- GIVEN DATA -
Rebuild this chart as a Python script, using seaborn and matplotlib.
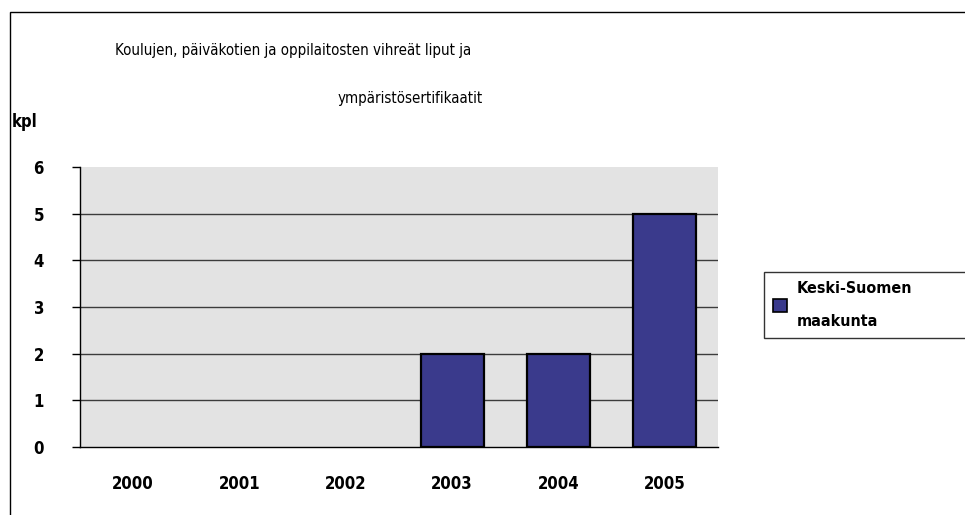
import matplotlib
matplotlib.use("Agg")
import matplotlib.pyplot as plt
import seaborn as sns
import pandas as pd
from matplotlib.patches import Rectangle, Patch

years = ["2000", "2001", "2002", "2003", "2004", "2005"]
values = [0, 0, 0, 2, 2, 5]
series_name = "Keski-Suomen\nmaakunta"
title_line1 = "Koulujen, päiväkotien ja oppilaitosten vihreät liput ja"
title_line2 = "ympäristösertifikaatit"
y_label = "kpl"
y_ticks = [0, 1, 2, 3, 4, 5, 6]

sns.set_style("white")
plt.rcParams["font.family"] = ["DejaVu Sans"]
plt.rcParams["font.stretch"] = "condensed"
plt.rcParams["text.color"] = "black"
plt.rcParams["xtick.color"] = "black"
plt.rcParams["ytick.color"] = "black"

df = pd.DataFrame({"year": years, "value": values})

fig = plt.figure(figsize=(9.65, 5.15), dpi=100)
ax = fig.add_axes([80/965, 1-447/515, (718-80)/965, (447-167)/515])
bar_color = "#3A3A8C"
sns.barplot(data=df, x="year", y="value", color=bar_color, width=0.59,
            edgecolor="black", linewidth=1.6, saturation=1, ax=ax)
for p in ax.patches:
    if p.get_height() == 0:
        p.set_visible(False)
ax.set_facecolor("#E3E3E3")
ax.set_ylim(0, 6)
ax.set_xlim(-0.5, 5.5)
ax.set_yticks(y_ticks)
ax.set_yticklabels([str(t) for t in y_ticks], fontsize=12, fontweight="bold")
ax.set_xticks(range(len(years)))
ax.set_xticklabels(years, fontsize=12, fontweight="bold")
ax.set_xticks([i - 0.5 for i in range(len(years) + 1)], minor=True)
ax.tick_params(axis="x", which="major", length=0, pad=20)
ax.tick_params(axis="x", which="minor", length=7, width=1, color="black", direction="out")
ax.tick_params(axis="y", which="major", length=6, width=1, color="black", direction="out", pad=20, left=True)
ax.set_xlabel("")
ax.set_ylabel("")
for y in y_ticks[1:-1]:
    ax.axhline(y, color="#3c3c3c", linewidth=1.0, zorder=0.5)
for s in ["top", "right"]:
    ax.spines[s].set_visible(False)
for s in ["left", "bottom"]:
    ax.spines[s].set_visible(True)
    ax.spines[s].set_color("black")
    ax.spines[s].set_linewidth(1.0)

fig.text(293/965, 1-50/515, title_line1, ha="center", va="center", fontsize=10.8)
fig.text(410/965, 1-98/515, title_line2, ha="center", va="center", fontsize=10.8)
fig.text(12/965, 1-122/515, y_label, ha="left", va="center", fontsize=12, fontweight="bold")

# outer chart border
fig.patches.append(Rectangle((10/965, -0.05), 1.1, 1-12/515+0.05, transform=fig.transFigure,
                             fill=False, edgecolor="black", linewidth=1.0))
# legend
handle = Patch(facecolor=bar_color, edgecolor="black", linewidth=1.2)
leg = fig.legend([handle], [series_name], loc="upper left", mode="expand",
                 bbox_to_anchor=(764/965, 1-341/515, 0.3, 69/515), frameon=True, fancybox=False,
                 fontsize=11.5, handlelength=0.9, handleheight=0.9, borderpad=0.55,
                 labelspacing=0.3, handletextpad=0.6, borderaxespad=0)
leg.get_frame().set_edgecolor("black")
leg.get_frame().set_linewidth(1.0)
for t in leg.get_texts():
    t.set_linespacing(2.5)
    t.set_fontweight("bold")

fig.savefig("out.png", dpi=100)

- EXERCISE -
Repeat the material above word for word, please, apart from its images.

- SOLUTION BELOW -
Rebuild this chart as a Python script, using seaborn and matplotlib.
import matplotlib
matplotlib.use("Agg")
import matplotlib.pyplot as plt
import seaborn as sns
import pandas as pd
from matplotlib.patches import Rectangle, Patch

years = ["2000", "2001", "2002", "2003", "2004", "2005"]
values = [0, 0, 0, 2, 2, 5]
series_name = "Keski-Suomen\nmaakunta"
title_line1 = "Koulujen, päiväkotien ja oppilaitosten vihreät liput ja"
title_line2 = "ympäristösertifikaatit"
y_label = "kpl"
y_ticks = [0, 1, 2, 3, 4, 5, 6]

sns.set_style("white")
plt.rcParams["font.family"] = ["DejaVu Sans"]
plt.rcParams["font.stretch"] = "condensed"
plt.rcParams["text.color"] = "black"
plt.rcParams["xtick.color"] = "black"
plt.rcParams["ytick.color"] = "black"

df = pd.DataFrame({"year": years, "value": values})

fig = plt.figure(figsize=(9.65, 5.15), dpi=100)
ax = fig.add_axes([80/965, 1-447/515, (718-80)/965, (447-167)/515])
bar_color = "#3A3A8C"
sns.barplot(data=df, x="year", y="value", color=bar_color, width=0.59,
            edgecolor="black", linewidth=1.6, saturation=1, ax=ax)
for p in ax.patches:
    if p.get_height() == 0:
        p.set_visible(False)
ax.set_facecolor("#E3E3E3")
ax.set_ylim(0, 6)
ax.set_xlim(-0.5, 5.5)
ax.set_yticks(y_ticks)
ax.set_yticklabels([str(t) for t in y_ticks], fontsize=12, fontweight="bold")
ax.set_xticks(range(len(years)))
ax.set_xticklabels(years, fontsize=12, fontweight="bold")
ax.set_xticks([i - 0.5 for i in range(len(years) + 1)], minor=True)
ax.tick_params(axis="x", which="major", length=0, pad=20)
ax.tick_params(axis="x", which="minor", length=7, width=1, color="black", direction="out")
ax.tick_params(axis="y", which="major", length=6, width=1, color="black", direction="out", pad=20, left=True)
ax.set_xlabel("")
ax.set_ylabel("")
for y in y_ticks[1:-1]:
    ax.axhline(y, color="#3c3c3c", linewidth=1.0, zorder=0.5)
for s in ["top", "right"]:
    ax.spines[s].set_visible(False)
for s in ["left", "bottom"]:
    ax.spines[s].set_visible(True)
    ax.spines[s].set_color("black")
    ax.spines[s].set_linewidth(1.0)

fig.text(293/965, 1-50/515, title_line1, ha="center", va="center", fontsize=10.8)
fig.text(410/965, 1-98/515, title_line2, ha="center", va="center", fontsize=10.8)
fig.text(12/965, 1-122/515, y_label, ha="left", va="center", fontsize=12, fontweight="bold")

# outer chart border
fig.patches.append(Rectangle((10/965, -0.05), 1.1, 1-12/515+0.05, transform=fig.transFigure,
                             fill=False, edgecolor="black", linewidth=1.0))
# legend
handle = Patch(facecolor=bar_color, edgecolor="black", linewidth=1.2)
leg = fig.legend([handle], [series_name], loc="upper left", mode="expand",
                 bbox_to_anchor=(764/965, 1-341/515, 0.3, 69/515), frameon=True, fancybox=False,
                 fontsize=11.5, handlelength=0.9, handleheight=0.9, borderpad=0.55,
                 labelspacing=0.3, handletextpad=0.6, borderaxespad=0)
leg.get_frame().set_edgecolor("black")
leg.get_frame().set_linewidth(1.0)
for t in leg.get_texts():
    t.set_linespacing(2.5)
    t.set_fontweight("bold")

fig.savefig("out.png", dpi=100)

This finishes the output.